In the past, if you read something in a newspaper that you disagreed with, that was pretty much it. A very small number of people were moved to write to the paper and a few very rarely moved to stop buying it. But it was essentially a personal, private matter – grumble a bit, mention it over coffee to someone and then the world moves on.

Courtesy of social media, there is increasingly a different pattern: grumble online, see other people also grumbling online, grumble some more and hey presto – the complaints reach a much wider audience as online word of mouth spreads the word.

There is a classic example of this old versus new media conflict at work today. Following his surge in the opinion polls, Nick Clegg on the morning of the second TV debate faced a barrage of attacks from a number of British newspapers, including The Sun, Daily Mail and Telegraph. Probably weirdest amongst these attacks are those over a newspaper article Nick Clegg wrote and had published in a national newspaper eight years ago.

So outrageous was this article that, er…, it took eight years for the Telegraph and Mail to get round to reporting it.

One reaction to this has been a burst of spurious other ‘shock revelations’ posted to Twitter but people angered by the newspaper industry’s behaviour – with the hashtag for these messages #nickcleggsfault making it into the Twitter worldwide trending topics list. (See the Metro’s report for a selection of the best and this post for the meme’s origin.)

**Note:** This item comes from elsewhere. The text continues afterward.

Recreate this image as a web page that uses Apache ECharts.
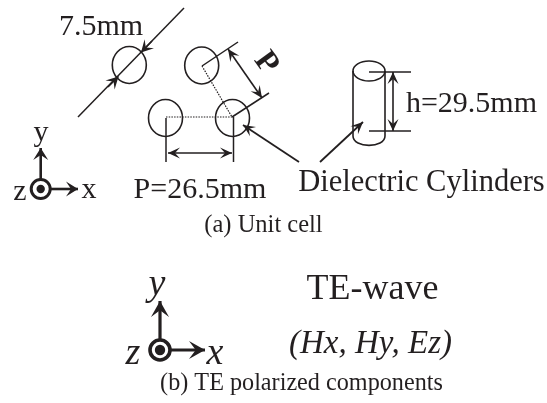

As previous incidents such as the Jan Moir controversy have shown, a sudden upsurge of popular opinion via social media can at times be too much for the traditional media establishment to ignore.

The big danger for several newspapers this time round is that they are already rated the second-least trusted profession in the UK in MORI’s annual trust surveys (only just beating politicians) and they are facing steady falls in the number of people willing to buy their content. Being the brunt of such public anger and ridicule may firm up support and sales from their core audience – or may further damage their reputation and feed further declines in sales.